Ma il ‘cuore’ del problema, al di là di delle sfumature del quesito e dei suoi tempi, resta l’anomalia di un partito che si fa pilotare, nelle scelte politiche prioritarie, da una piattaforma web, gestita da un’azienda privata, la Casaleggio Associati, e senza un controllo di terzi sui risultati dei voti. Stavolta, però, il peso di una scelta politica così importante lasciato in mano alla ‘base’ degli iscritti (o ad una piattaforma finita più volte, per il suo malfunzionamento, nel mirino del Garante della privacy) è un azzardo che neppure Grillo pare sentirsi in grado di sostenere.
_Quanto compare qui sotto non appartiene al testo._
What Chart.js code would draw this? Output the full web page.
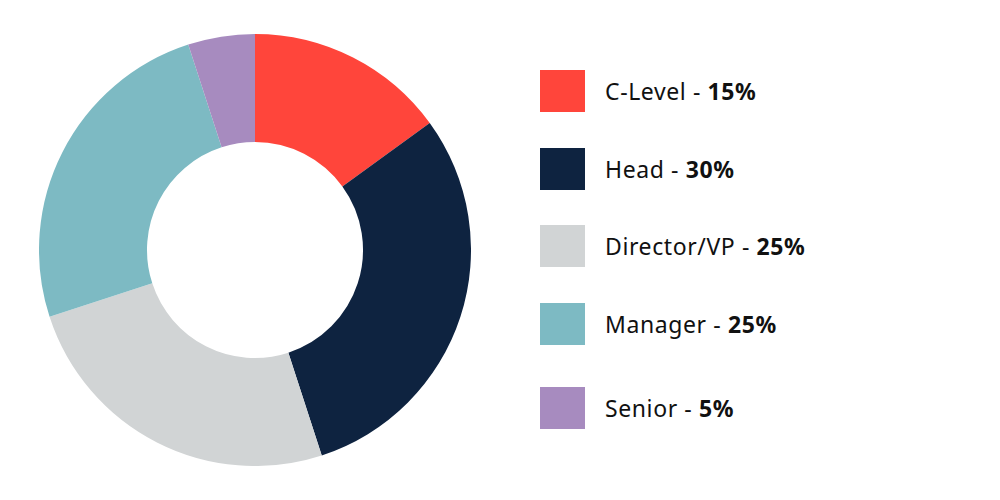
<!DOCTYPE html>
<html>
<head>
<meta charset="utf-8">
<script src="https://cdn.jsdelivr.net/npm/chart.js@4.4.0/dist/chart.umd.min.js"></script>
<style>
  html, body { margin: 0; padding: 0; background: #fff; }
  #wrap { position: relative; width: 1000px; height: 500px; overflow: hidden; }
  #donut-box { position: absolute; left: 39px; top: 34px; width: 432px; height: 432px; }
  #legend { position: absolute; left: 540px; top: 0; margin: 0; padding: 0; list-style: none; }
  #legend li { position: absolute; left: 0; height: 42px; white-space: nowrap; }
  #legend .sw { position: absolute; left: 0; top: 0; width: 45px; height: 42px; }
  #legend .txt {
    position: absolute; left: 65px; top: 0; line-height: 42px;
    font-family: "Noto Sans", sans-serif; font-size: 23px; letter-spacing: 0.6px; color: #111;
  }
  #legend .txt b { font-weight: 700; }
</style>
</head>
<body>
<div id="wrap">
  <div id="donut-box"><canvas id="donut"></canvas></div>
  <ul id="legend"></ul>
</div>
<script>
const labels = ['C-Level', 'Head', 'Director/VP', 'Manager', 'Senior'];
const shares = [15, 30, 25, 25, 5];
const colors = ['#FF453B', '#0E2340', '#D1D4D5', '#7DBAC3', '#A78BBF'];
const legendTops = [70, 148, 225, 303, 387];

const ctx = document.getElementById('donut').getContext('2d');

const donutChart = new Chart(ctx, {
  type: 'doughnut',
  data: {
    labels: labels,
    datasets: [{
      data: shares,
      backgroundColor: colors,
      borderWidth: 0,
      hoverOffset: 0
    }]
  },
  options: {
    responsive: true,
    maintainAspectRatio: false,
    animation: false,
    cutout: '50%',
    rotation: 0,
    layout: { padding: 0 },
    plugins: {
      legend: { display: false },
      tooltip: { enabled: false }
    }
  }
});

// legend built from the same arrays, so the bold value part can be styled
const $legend = document.getElementById('legend');
labels.forEach((label, i) => {
  const li = document.createElement('li');
  li.style.top = legendTops[i] + 'px';
  li.innerHTML = `<span class="sw" style="background:${colors[i]}"></span>` +
    `<span class="txt">${label} - <b>${shares[i]}%</b></span>`;
  $legend.appendChild(li);
});
</script>
</body>
</html>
Se si è arrivati a questo punto, tuttavia, è perché il M5s è di fatto imploso con l’ala governista, contrapposta ai ‘contras’, che nell’esecutivo Draghi ci vuole entrare eccome. Grillo resterà anche oggi a Roma, per tentare di tenere unito un gruppo ormai in ordine sparso. Perchè solo lui, alla fine, ha ancora “l’autorità” per dire l’ultima parola.